Leaving out the pictures, retype the lines from the beginning of the listing through the line containing "(s2a) -- (s2b);".

========

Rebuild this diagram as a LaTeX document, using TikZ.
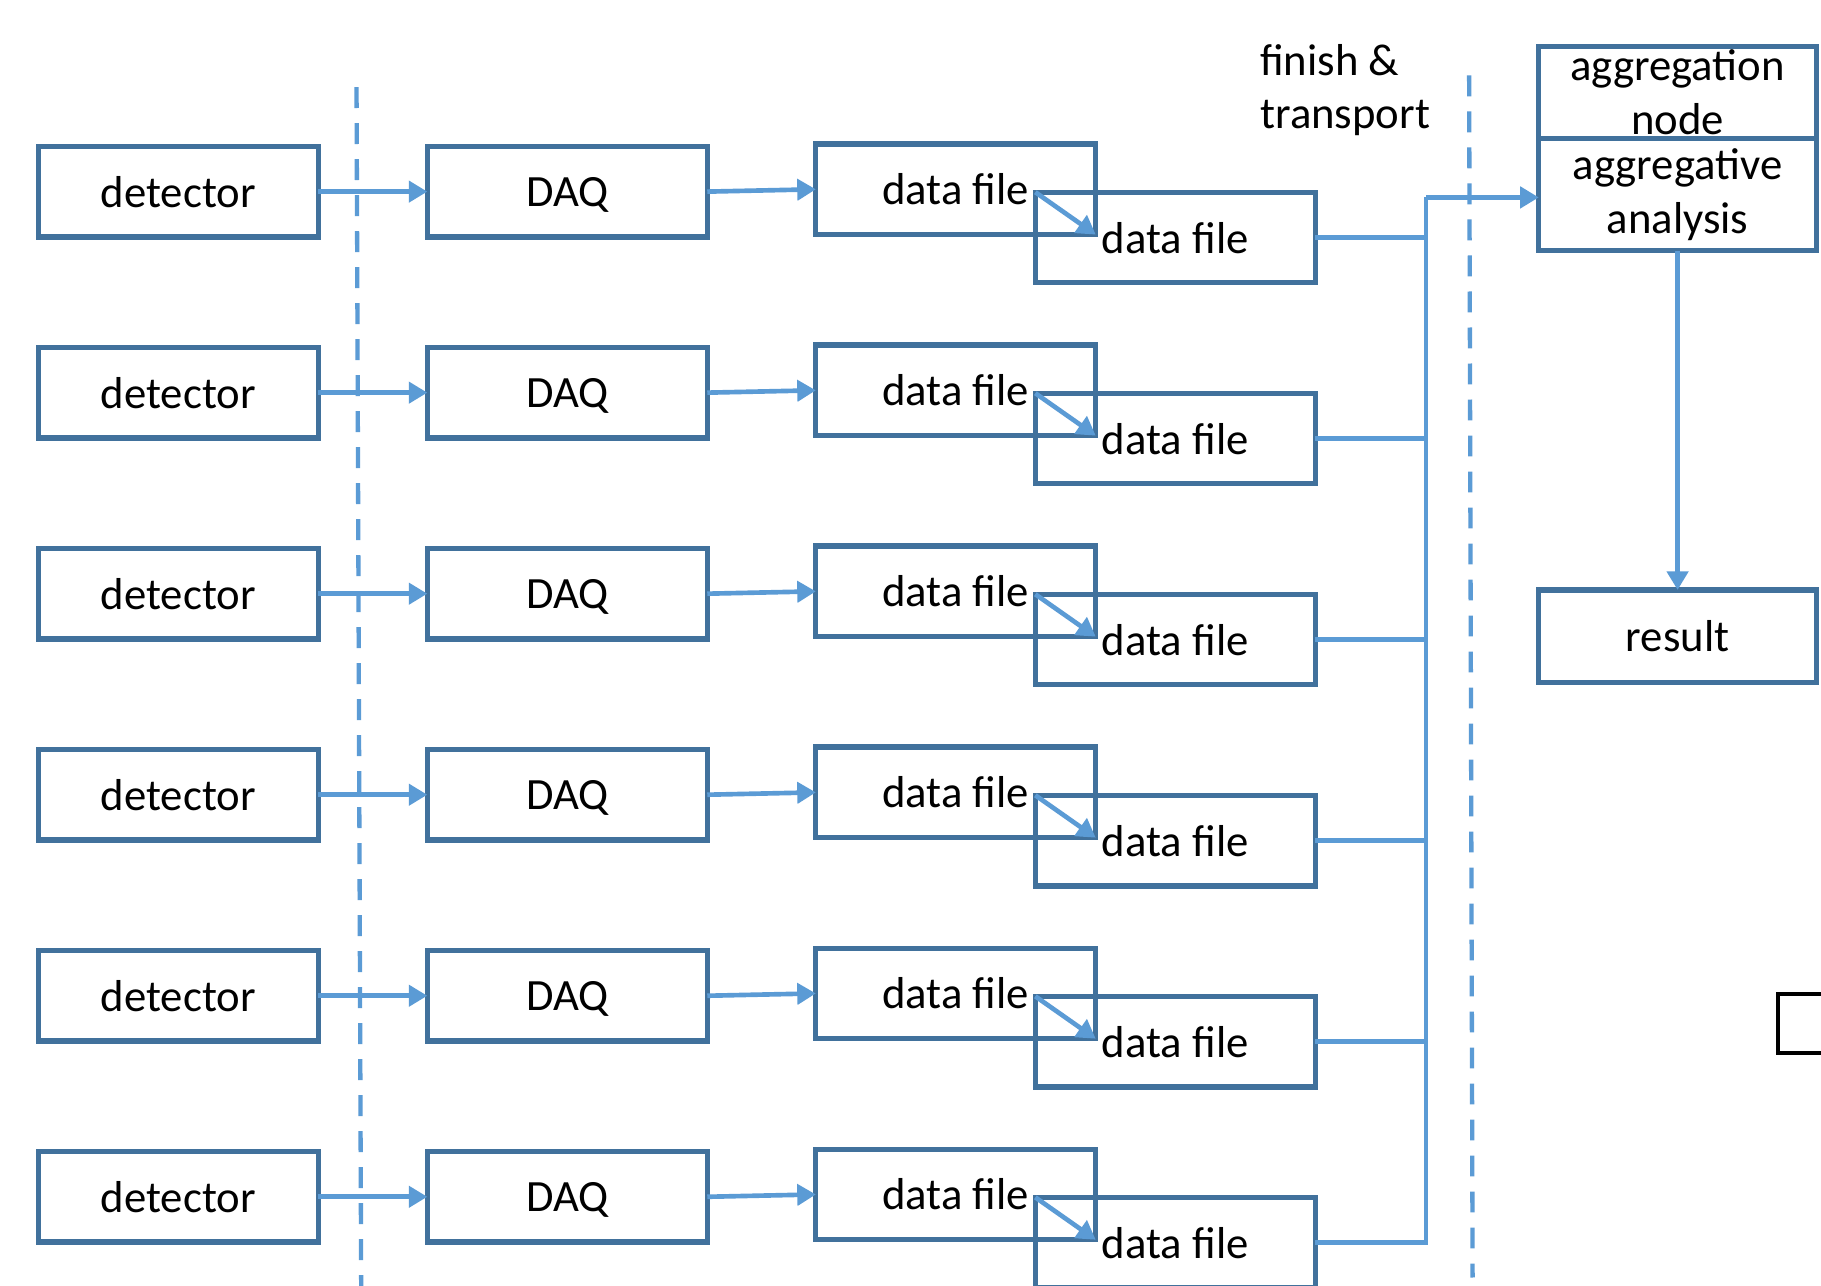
\documentclass[tikz,border=0pt]{standalone}
\usepackage{fontspec}
\setmainfont{Carlito}
\usetikzlibrary{arrows.meta}
\definecolor{boxc}{HTML}{41719C}
\definecolor{linec}{HTML}{5B9BD5}
\newcommand{\dgfont}{\fontsize{38.5}{46}\selectfont}
\begin{document}
\begin{tikzpicture}[x=1pt,y=-1pt,
  box/.style={draw=boxc, line width=4.5pt, minimum width=241pt, minimum height=78pt, inner sep=0pt, outer sep=0pt, font=\dgfont, text depth=0pt},
  conn/.style={draw=linec, line width=4pt},
  arr/.style={conn, -{Triangle[length=16pt,width=18pt]}},
  sepline/.style={draw=linec, line width=3.7pt, dash pattern=on 18pt off 13pt}
]
\useasboundingbox (0,0) rectangle (1568,1107);
\clip (0,0) rectangle (1568,1107);
\fill[white] (0,0) rectangle (1568,1107);

\coordinate (bustop) at (1228,170);

% dashed separators
\coordinate (s1a) at (307,75);
\coordinate (s1b) at (311,1110);
\coordinate (s2a) at (1265,65);
\coordinate (s2b) at (1268,1100);
\draw[sepline] (s1a) -- (s1b);
\draw[sepline] (s2a) -- (s2b);

\foreach \i in {1,...,6} {
  \pgfmathsetmacro\yy{165+173.1*(\i-1)}
  \node[box] (det-\i) at (153.5,\yy) {detector};
  \node[box] (daq-\i) at (488.5,\yy) {DAQ};
  \node[box] (dfa-\i) at (823,\yy-2) {data file};
  \node[box] (dfb-\i) at (1012,\yy+39.5) {data file};
  \draw[arr] (det-\i.east) -- (daq-\i.west);
  \draw[arr] (daq-\i.east) -- (dfa-\i.west);
  \draw[arr] (dfb-\i.north west) -- (dfa-\i.south east);
  \draw[conn] (dfb-\i.east) -- (dfb-\i.east -| bustop);
}

% aggregation node
\node[box, minimum width=239pt, minimum height=79pt,
  label={[font=\dgfont, align=center, inner sep=0pt]center:{aggregation\\node}}] (agg) at (1444.5,79.5) {};
\node[box, minimum width=239pt, minimum height=97pt,
  label={[font=\dgfont, align=center, inner sep=0pt]center:{aggregative\\analysis}}] (ana) at (1444.5,167.5) {};
\node[box, minimum width=239pt, minimum height=80pt] (res) at (1444.5,548) {result};

\draw[conn] (dfb-6.east) -| (bustop);
\draw[arr] (bustop) -- (bustop -| ana.west);
\draw[arr] (ana.south) -- (res.north);

\node[font=\dgfont, align=left, anchor=north west, inner sep=0pt] (fin) at (1085,38) {finish \&\\transport};

\node[draw=black, line width=3.5pt, minimum width=60pt, minimum height=51pt, anchor=north west, inner sep=0pt] (blk) at (1529,854) {};
\end{tikzpicture}
\end{document}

========

→ SOLUTION FOR THIS TASK
Rebuild this diagram as a LaTeX document, using TikZ.
\documentclass[tikz,border=0pt]{standalone}
\usepackage{fontspec}
\setmainfont{Carlito}
\usetikzlibrary{arrows.meta}
\definecolor{boxc}{HTML}{41719C}
\definecolor{linec}{HTML}{5B9BD5}
\newcommand{\dgfont}{\fontsize{38.5}{46}\selectfont}
\begin{document}
\begin{tikzpicture}[x=1pt,y=-1pt,
  box/.style={draw=boxc, line width=4.5pt, minimum width=241pt, minimum height=78pt, inner sep=0pt, outer sep=0pt, font=\dgfont, text depth=0pt},
  conn/.style={draw=linec, line width=4pt},
  arr/.style={conn, -{Triangle[length=16pt,width=18pt]}},
  sepline/.style={draw=linec, line width=3.7pt, dash pattern=on 18pt off 13pt}
]
\useasboundingbox (0,0) rectangle (1568,1107);
\clip (0,0) rectangle (1568,1107);
\fill[white] (0,0) rectangle (1568,1107);

\coordinate (bustop) at (1228,170);

% dashed separators
\coordinate (s1a) at (307,75);
\coordinate (s1b) at (311,1110);
\coordinate (s2a) at (1265,65);
\coordinate (s2b) at (1268,1100);
\draw[sepline] (s1a) -- (s1b);
\draw[sepline] (s2a) -- (s2b);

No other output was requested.